* start GIVEN DATA *

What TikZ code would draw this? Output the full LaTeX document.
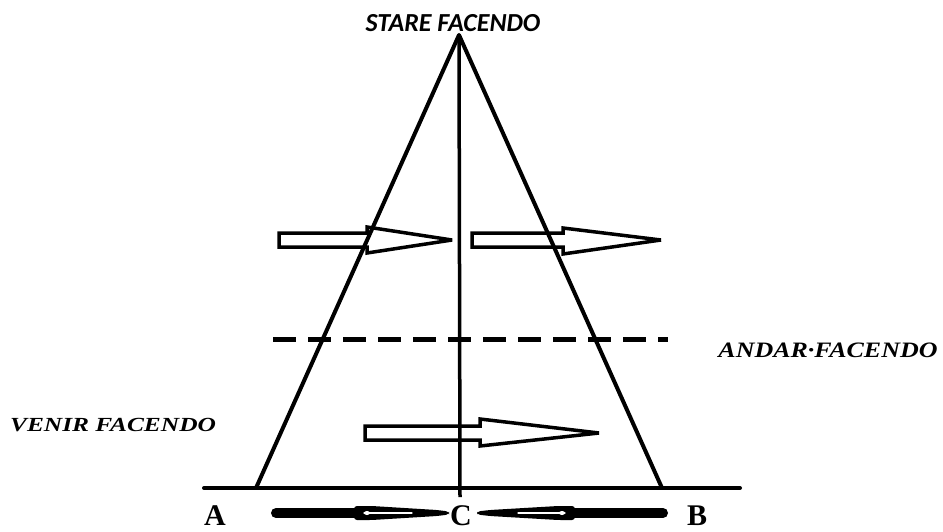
\documentclass[tikz,border=0pt]{standalone}
\usepackage{fontspec}
\setmainfont{Liberation Serif}
\newfontfamily\calib{Carlito}
\begin{document}
\begin{tikzpicture}[x=1pt,y=-1pt,
  thickline/.style={line width=4pt,line cap=round,line join=round},
  outarrow/.style={line width=3.5pt,line join=miter,miter limit=4,fill=white},
  lbl/.style={inner sep=0pt,anchor=center},
  letter/.style={inner sep=0pt,font=\fontsize{30}{32}\selectfont\bfseries}]
\useasboundingbox (0,0) rectangle (943,531);
% key points
\coordinate (apex) at (459,35);
\coordinate (bl) at (256,488);
\coordinate (br) at (662,488);
\coordinate (baseL) at (204,488);
\coordinate (baseR) at (740,488);
\coordinate (cbot) at (460,497);
\coordinate (dashL) at (273,339);
\coordinate (dashR) at (668,339);
% upper outline arrows
\draw[outarrow] (279,233) -- (367,233) -- (367,227) -- (452,240) -- (367,253) -- (367,247) -- (279,247) -- cycle;
\draw[outarrow] (472,233) -- (563,233) -- (563,228) -- (661,240) -- (563,254) -- (563,247) -- (472,247) -- cycle;
% lower outline arrow
\draw[outarrow] (365,426) -- (480,426) -- (480,419) -- (599,433) -- (480,446) -- (480,440) -- (365,440) -- cycle;
% triangle, axis, base
\draw[thickline] (bl) -- (apex) -- (br);
\draw[line width=3.5pt] (apex) -- (cbot);
\draw[thickline] (baseL) -- (baseR);
\draw[line width=5pt,dash pattern=on 23pt off 12pt] (dashL) -- (dashR);
% bottom arrows toward C
\draw[line width=10pt,line cap=round] (276,513) -- (357,513);
\fill[rounded corners=3pt] (354,506) -- (372,506) -- (437,510) -- (449,511.5) -- (449,514.5) -- (437,516) -- (372,520) -- (354,520) -- cycle;
\draw[white,line width=1.3pt,line cap=round] (364,513) -- (412,513);
\fill[white] (367,513) ellipse (3pt and 2pt);
\draw[line width=10pt,line cap=round] (663,513) -- (572,513);
\fill[rounded corners=3pt] (575,506) -- (558,506) -- (490,510) -- (477,511.5) -- (477,514.5) -- (490,516) -- (558,520) -- (575,520) -- cycle;
\draw[white,line width=1.3pt,line cap=round] (565,513) -- (518,513);
\fill[white] (562,513) ellipse (3pt and 2pt);
% labels
\node[lbl,font=\calib\fontsize{26}{28}\selectfont\bfseries\itshape] (stare) at (453,23) {STARE FACENDO};
\node[lbl,xscale=1.27,font=\fontsize{20}{22}\selectfont\bfseries\itshape] (venir) at (113,425) {VENIR FACENDO};
\node[lbl,xscale=1.18,font=\fontsize{22}{24}\selectfont\bfseries\itshape] (andar) at (828,350) {ANDAR·FACENDO};
\node[letter] (A) at (215,516) {A};
\node[letter] (C) at (461,516) {C};
\node[letter] (B) at (697,516) {B};
\end{tikzpicture}
\end{document}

* end GIVEN DATA *

Return the listing above in full and without alteration, excluding its pictures.

** CORRECT ANSWER **
What TikZ code would draw this? Output the full LaTeX document.
\documentclass[tikz,border=0pt]{standalone}
\usepackage{fontspec}
\setmainfont{Liberation Serif}
\newfontfamily\calib{Carlito}
\begin{document}
\begin{tikzpicture}[x=1pt,y=-1pt,
  thickline/.style={line width=4pt,line cap=round,line join=round},
  outarrow/.style={line width=3.5pt,line join=miter,miter limit=4,fill=white},
  lbl/.style={inner sep=0pt,anchor=center},
  letter/.style={inner sep=0pt,font=\fontsize{30}{32}\selectfont\bfseries}]
\useasboundingbox (0,0) rectangle (943,531);
% key points
\coordinate (apex) at (459,35);
\coordinate (bl) at (256,488);
\coordinate (br) at (662,488);
\coordinate (baseL) at (204,488);
\coordinate (baseR) at (740,488);
\coordinate (cbot) at (460,497);
\coordinate (dashL) at (273,339);
\coordinate (dashR) at (668,339);
% upper outline arrows
\draw[outarrow] (279,233) -- (367,233) -- (367,227) -- (452,240) -- (367,253) -- (367,247) -- (279,247) -- cycle;
\draw[outarrow] (472,233) -- (563,233) -- (563,228) -- (661,240) -- (563,254) -- (563,247) -- (472,247) -- cycle;
% lower outline arrow
\draw[outarrow] (365,426) -- (480,426) -- (480,419) -- (599,433) -- (480,446) -- (480,440) -- (365,440) -- cycle;
% triangle, axis, base
\draw[thickline] (bl) -- (apex) -- (br);
\draw[line width=3.5pt] (apex) -- (cbot);
\draw[thickline] (baseL) -- (baseR);
\draw[line width=5pt,dash pattern=on 23pt off 12pt] (dashL) -- (dashR);
% bottom arrows toward C
\draw[line width=10pt,line cap=round] (276,513) -- (357,513);
\fill[rounded corners=3pt] (354,506) -- (372,506) -- (437,510) -- (449,511.5) -- (449,514.5) -- (437,516) -- (372,520) -- (354,520) -- cycle;
\draw[white,line width=1.3pt,line cap=round] (364,513) -- (412,513);
\fill[white] (367,513) ellipse (3pt and 2pt);
\draw[line width=10pt,line cap=round] (663,513) -- (572,513);
\fill[rounded corners=3pt] (575,506) -- (558,506) -- (490,510) -- (477,511.5) -- (477,514.5) -- (490,516) -- (558,520) -- (575,520) -- cycle;
\draw[white,line width=1.3pt,line cap=round] (565,513) -- (518,513);
\fill[white] (562,513) ellipse (3pt and 2pt);
% labels
\node[lbl,font=\calib\fontsize{26}{28}\selectfont\bfseries\itshape] (stare) at (453,23) {STARE FACENDO};
\node[lbl,xscale=1.27,font=\fontsize{20}{22}\selectfont\bfseries\itshape] (venir) at (113,425) {VENIR FACENDO};
\node[lbl,xscale=1.18,font=\fontsize{22}{24}\selectfont\bfseries\itshape] (andar) at (828,350) {ANDAR·FACENDO};
\node[letter] (A) at (215,516) {A};
\node[letter] (C) at (461,516) {C};
\node[letter] (B) at (697,516) {B};
\end{tikzpicture}
\end{document}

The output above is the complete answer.